Graham Ramsay is the prime culprit, committing to CD such hienous lyrical rants as, “Oh Rotten Molar” a reworking of the Scottish national anthem, Flower of Scotland. The original, a rousing battle cry of defiance and unity, is here reprocessed into a dark, gothic ‘celebration’ of the appalling state and decay of Scottish teeth (the worst in Europe I believe). This track allows Ramsay to fully expose his gargantuan talent as scribe – he is perhaps in his native land only equalled by the great poet William McGonigal. With wailing pipes and maudling drums, his limited vocal stylings offer the following incantations,

“Oh rotten molar, when will we see your like again? That chewed and ground for, our hunger there to end, our hunger blinds us and sugar sweets we munch and munch again, till thou art broken and black as night”.

I’m sure the notoriously po-faced art world don’t know what to make of such blatant acts of unrepentant disrespect for national pride. Luckily those of you not stunted by a slavish, desperate mission to appeal cool and cerebral, can enjoy the joke.
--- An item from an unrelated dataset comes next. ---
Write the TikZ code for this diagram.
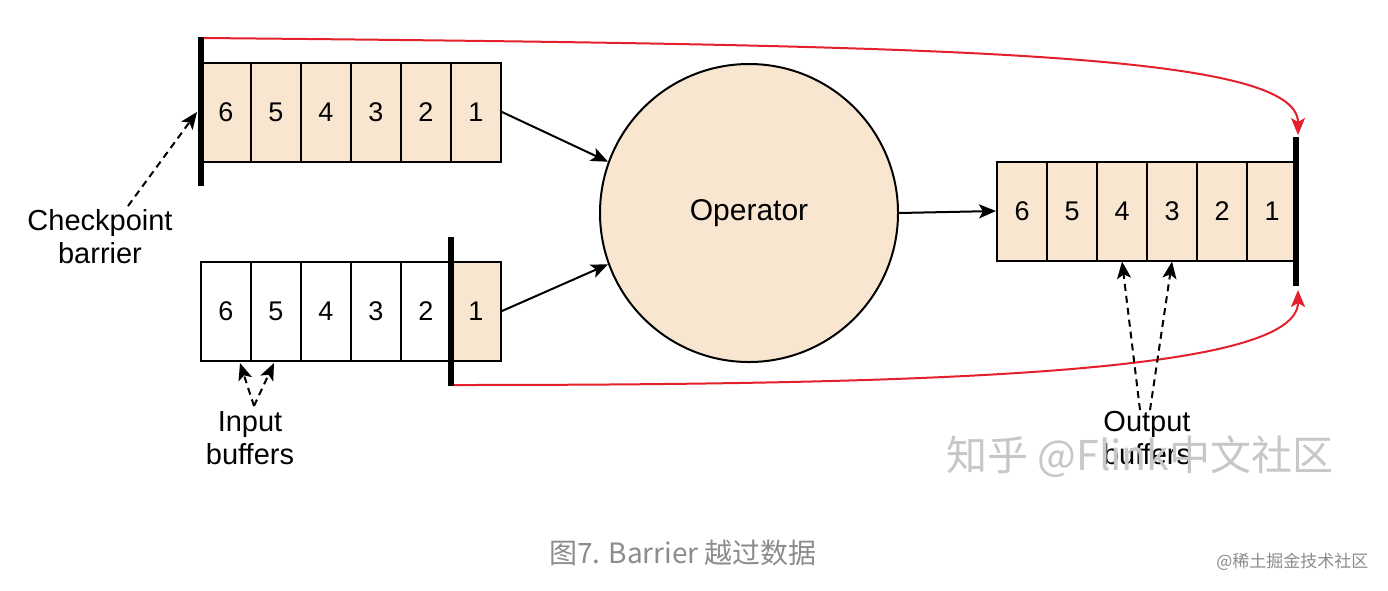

This kind of appalling humour, simultaneously funny yet desperate, fills this album . “Geezer Gotta Flamethower”, which the duo recently played live on Australia’s ABC Saturday Live radio show is the obvious standout track . Beagles & Ramsay, bullish in their folly, assured me, that this “will be the track the people will love”. Beagles, a rather surly character with other worldly hair and peculiarly long eye lashes, broke out of his somnambulist trance when this track was mentioned. On hearing the song I was curiously moved to share his enthusiasm. Sitting heavily on top of the bass and drums – “like a slab of lorne on tripe” is how one notable critic described it – Ramsay rants and raves in an extraordinary Mockney Cockney accent detailing the exploits of Gary the Misunderstood Toddler, a malcontent babe in arms, terrorizing the family with home made flamethrower. Ramsay, aping the paternalistic impulse to protect, wails repeatedly at his son’s wayward instincts, and his propensity to “nick my bleedin’ fags’. Plaintively he cries for his son and heir “to get back in this bleedin’ house, your mother’s got your pie on the table”, but to no avail. Gary, a free spirit, is simply beyond the scriptures of the law. Gary is close enough to the fevered, surrealistic scaremongering of the tabloids to ensure that any belly laughs are scorched with reality.